The county believes annexing unincorporated areas of Lowndes County is a major threat and having the city provide water and sewer services without county approval would lead to that, according to Slaughter.

"For example, if you go out four parcels from the city limits, then you also obligate the other parcel owners that are still in the unincorporated area that may want to stay in the unincorporated area, you’ve kind of tied their hands as far as who they will be served by because you’ve run the city’s water and sewer out there," Slaughter said.

The city directly opposes the county's argument of services leading to immediate or eventual annexation.

"Annexation and delivery of services are two totally separate things," Barber said. 

"SDS and annexation do not go hand in hand, and perhaps if we can get that worked out with a good, clear understanding, that would help us move forward at a more expedient manner," Barber said.

The city argues the disagreement boils down to permission. If a prospective business wants to open in unincorporated Lowndes County and wants city services, the city believes it does not need the permission of the county.

"All I’m asking is that if an industrial customer comes into town and wants to use city water and sewer and have fire protection, then we don’t argue over it and run that customer off," Gayle said.

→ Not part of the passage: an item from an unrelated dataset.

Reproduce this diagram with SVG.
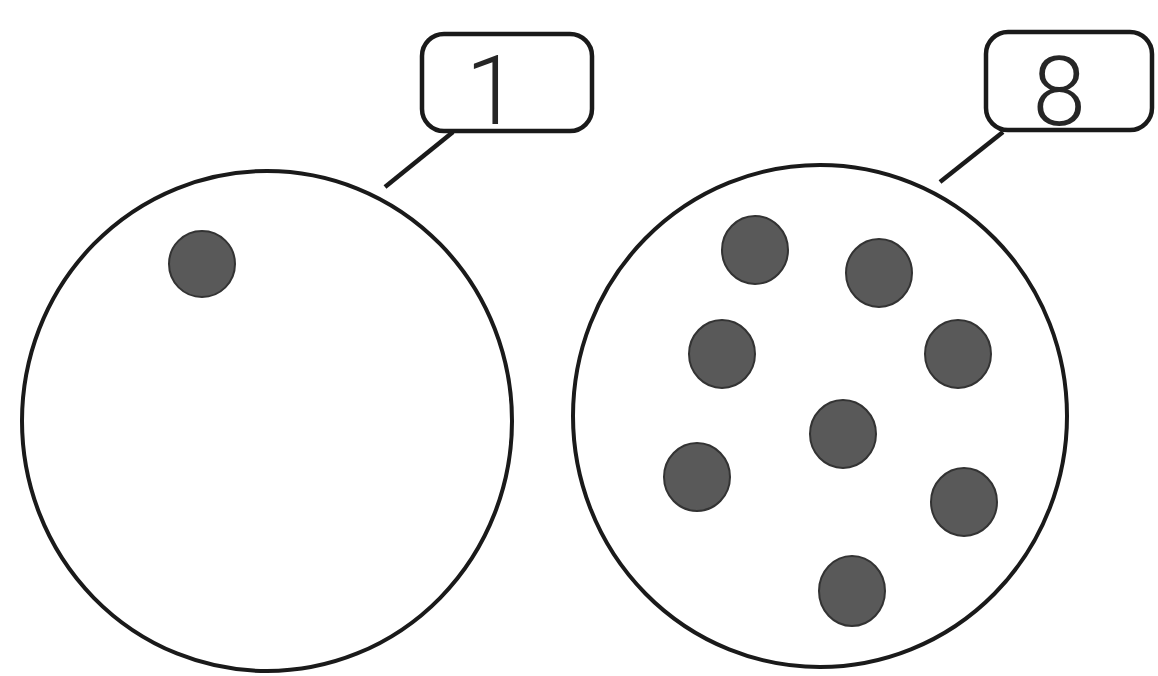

"We just keep getting pounded and accused of wanting to annex every subdivision and the subdivision’s personal property," Gayle said. "Doesn’t have anything to do with anything we’re arguing about now at all."

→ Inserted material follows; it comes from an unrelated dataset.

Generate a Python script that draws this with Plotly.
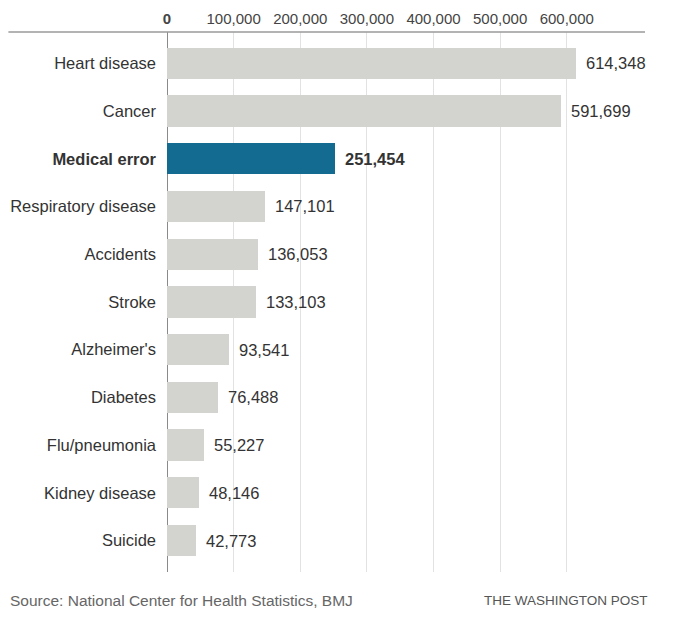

Barber said, "I think an economic prospect should have that choice, and if that’s going to get them in town and create higher paying jobs and better jobs and expand the economy of both the City of Valdosta and unincorporated Lowndes County, hey, that’s where we should go."

Neither the county nor city leaders provided any estimates for how much will be spent in legal feels when all is said and done. The $860K calculated from documents obtained by The Valdosta Daily Times reflects the amount spent through September 2019.